● Data provided:

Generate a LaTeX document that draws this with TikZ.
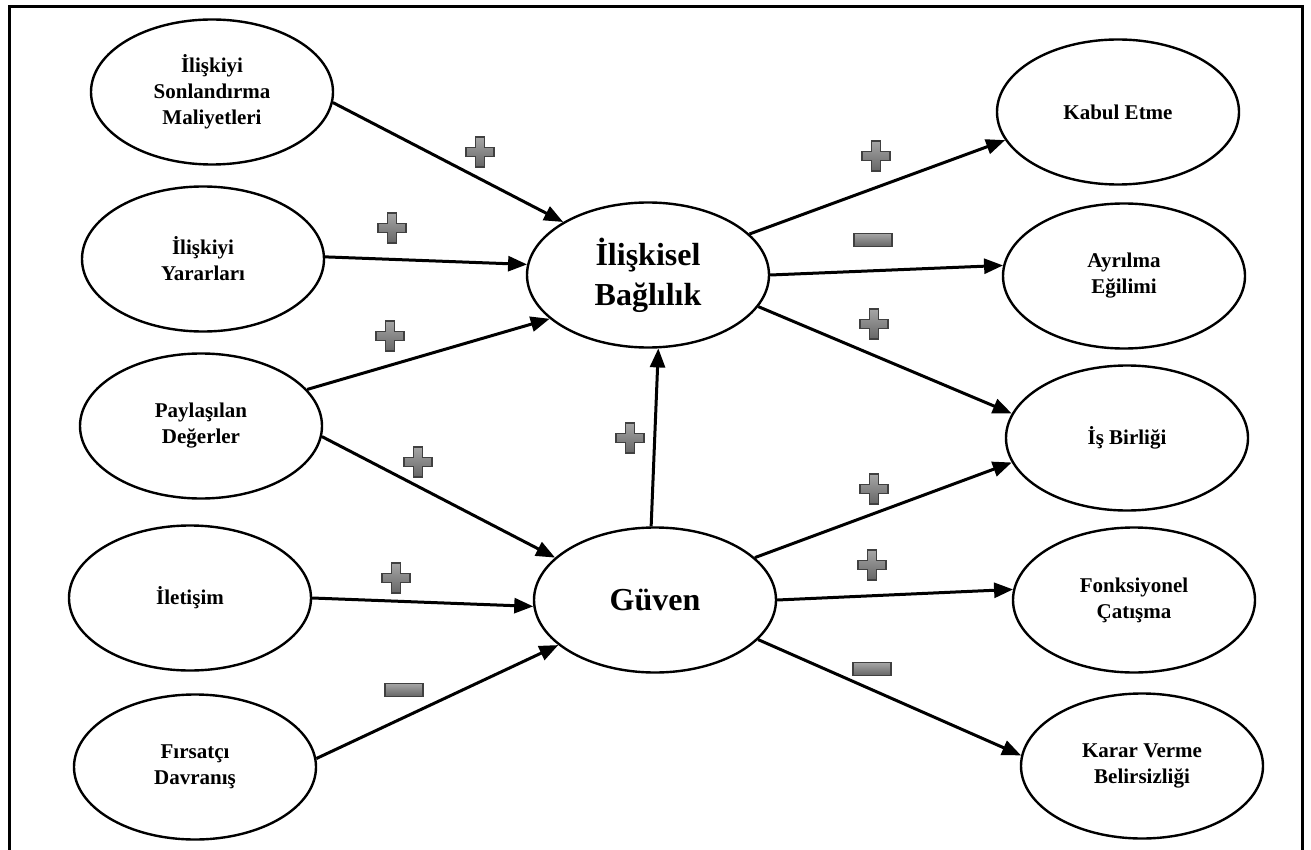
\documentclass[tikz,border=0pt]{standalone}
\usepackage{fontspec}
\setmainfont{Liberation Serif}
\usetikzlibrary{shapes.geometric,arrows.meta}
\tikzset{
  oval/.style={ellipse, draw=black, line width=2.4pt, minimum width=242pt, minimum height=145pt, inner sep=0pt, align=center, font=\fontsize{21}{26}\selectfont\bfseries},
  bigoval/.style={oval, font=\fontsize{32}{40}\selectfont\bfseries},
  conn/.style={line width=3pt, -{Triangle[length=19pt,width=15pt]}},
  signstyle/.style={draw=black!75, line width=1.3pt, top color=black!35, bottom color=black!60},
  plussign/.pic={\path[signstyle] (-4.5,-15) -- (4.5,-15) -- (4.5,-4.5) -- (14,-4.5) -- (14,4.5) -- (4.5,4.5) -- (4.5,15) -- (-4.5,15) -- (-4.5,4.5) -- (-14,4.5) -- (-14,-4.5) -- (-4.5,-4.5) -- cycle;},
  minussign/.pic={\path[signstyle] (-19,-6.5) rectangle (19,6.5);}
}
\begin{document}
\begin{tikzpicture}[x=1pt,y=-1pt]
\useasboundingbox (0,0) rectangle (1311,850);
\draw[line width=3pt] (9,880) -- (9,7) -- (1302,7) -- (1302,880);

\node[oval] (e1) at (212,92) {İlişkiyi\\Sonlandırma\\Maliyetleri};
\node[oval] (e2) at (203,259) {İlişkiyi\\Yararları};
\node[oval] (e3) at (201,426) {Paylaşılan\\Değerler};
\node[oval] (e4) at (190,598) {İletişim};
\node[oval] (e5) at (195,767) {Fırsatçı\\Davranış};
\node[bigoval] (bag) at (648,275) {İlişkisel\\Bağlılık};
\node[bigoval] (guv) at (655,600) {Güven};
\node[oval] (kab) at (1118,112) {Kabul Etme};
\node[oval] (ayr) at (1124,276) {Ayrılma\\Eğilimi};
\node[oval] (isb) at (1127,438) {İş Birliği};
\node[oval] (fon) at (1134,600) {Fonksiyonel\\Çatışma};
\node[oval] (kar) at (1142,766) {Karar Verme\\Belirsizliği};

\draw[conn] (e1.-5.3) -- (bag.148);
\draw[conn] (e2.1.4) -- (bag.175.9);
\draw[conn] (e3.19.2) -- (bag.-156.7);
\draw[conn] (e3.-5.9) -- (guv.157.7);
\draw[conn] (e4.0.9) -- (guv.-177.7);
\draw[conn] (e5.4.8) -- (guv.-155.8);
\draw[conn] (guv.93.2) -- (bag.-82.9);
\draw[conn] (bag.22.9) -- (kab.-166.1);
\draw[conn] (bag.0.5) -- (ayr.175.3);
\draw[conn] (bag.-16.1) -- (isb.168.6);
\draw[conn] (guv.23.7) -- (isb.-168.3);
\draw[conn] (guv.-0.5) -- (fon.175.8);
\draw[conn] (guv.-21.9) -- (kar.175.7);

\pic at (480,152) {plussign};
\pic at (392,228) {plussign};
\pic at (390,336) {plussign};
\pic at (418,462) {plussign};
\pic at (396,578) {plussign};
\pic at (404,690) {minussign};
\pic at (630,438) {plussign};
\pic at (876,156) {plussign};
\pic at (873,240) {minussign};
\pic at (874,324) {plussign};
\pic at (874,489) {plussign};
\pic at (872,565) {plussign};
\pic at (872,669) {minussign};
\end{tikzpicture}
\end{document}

● Requirements:
Repeat the listing above exactly, with no pictures.

● Answer to the exercise:
Generate a LaTeX document that draws this with TikZ.
\documentclass[tikz,border=0pt]{standalone}
\usepackage{fontspec}
\setmainfont{Liberation Serif}
\usetikzlibrary{shapes.geometric,arrows.meta}
\tikzset{
  oval/.style={ellipse, draw=black, line width=2.4pt, minimum width=242pt, minimum height=145pt, inner sep=0pt, align=center, font=\fontsize{21}{26}\selectfont\bfseries},
  bigoval/.style={oval, font=\fontsize{32}{40}\selectfont\bfseries},
  conn/.style={line width=3pt, -{Triangle[length=19pt,width=15pt]}},
  signstyle/.style={draw=black!75, line width=1.3pt, top color=black!35, bottom color=black!60},
  plussign/.pic={\path[signstyle] (-4.5,-15) -- (4.5,-15) -- (4.5,-4.5) -- (14,-4.5) -- (14,4.5) -- (4.5,4.5) -- (4.5,15) -- (-4.5,15) -- (-4.5,4.5) -- (-14,4.5) -- (-14,-4.5) -- (-4.5,-4.5) -- cycle;},
  minussign/.pic={\path[signstyle] (-19,-6.5) rectangle (19,6.5);}
}
\begin{document}
\begin{tikzpicture}[x=1pt,y=-1pt]
\useasboundingbox (0,0) rectangle (1311,850);
\draw[line width=3pt] (9,880) -- (9,7) -- (1302,7) -- (1302,880);

\node[oval] (e1) at (212,92) {İlişkiyi\\Sonlandırma\\Maliyetleri};
\node[oval] (e2) at (203,259) {İlişkiyi\\Yararları};
\node[oval] (e3) at (201,426) {Paylaşılan\\Değerler};
\node[oval] (e4) at (190,598) {İletişim};
\node[oval] (e5) at (195,767) {Fırsatçı\\Davranış};
\node[bigoval] (bag) at (648,275) {İlişkisel\\Bağlılık};
\node[bigoval] (guv) at (655,600) {Güven};
\node[oval] (kab) at (1118,112) {Kabul Etme};
\node[oval] (ayr) at (1124,276) {Ayrılma\\Eğilimi};
\node[oval] (isb) at (1127,438) {İş Birliği};
\node[oval] (fon) at (1134,600) {Fonksiyonel\\Çatışma};
\node[oval] (kar) at (1142,766) {Karar Verme\\Belirsizliği};

\draw[conn] (e1.-5.3) -- (bag.148);
\draw[conn] (e2.1.4) -- (bag.175.9);
\draw[conn] (e3.19.2) -- (bag.-156.7);
\draw[conn] (e3.-5.9) -- (guv.157.7);
\draw[conn] (e4.0.9) -- (guv.-177.7);
\draw[conn] (e5.4.8) -- (guv.-155.8);
\draw[conn] (guv.93.2) -- (bag.-82.9);
\draw[conn] (bag.22.9) -- (kab.-166.1);
\draw[conn] (bag.0.5) -- (ayr.175.3);
\draw[conn] (bag.-16.1) -- (isb.168.6);
\draw[conn] (guv.23.7) -- (isb.-168.3);
\draw[conn] (guv.-0.5) -- (fon.175.8);
\draw[conn] (guv.-21.9) -- (kar.175.7);

\pic at (480,152) {plussign};
\pic at (392,228) {plussign};
\pic at (390,336) {plussign};
\pic at (418,462) {plussign};
\pic at (396,578) {plussign};
\pic at (404,690) {minussign};
\pic at (630,438) {plussign};
\pic at (876,156) {plussign};
\pic at (873,240) {minussign};
\pic at (874,324) {plussign};
\pic at (874,489) {plussign};
\pic at (872,565) {plussign};
\pic at (872,669) {minussign};
\end{tikzpicture}
\end{document}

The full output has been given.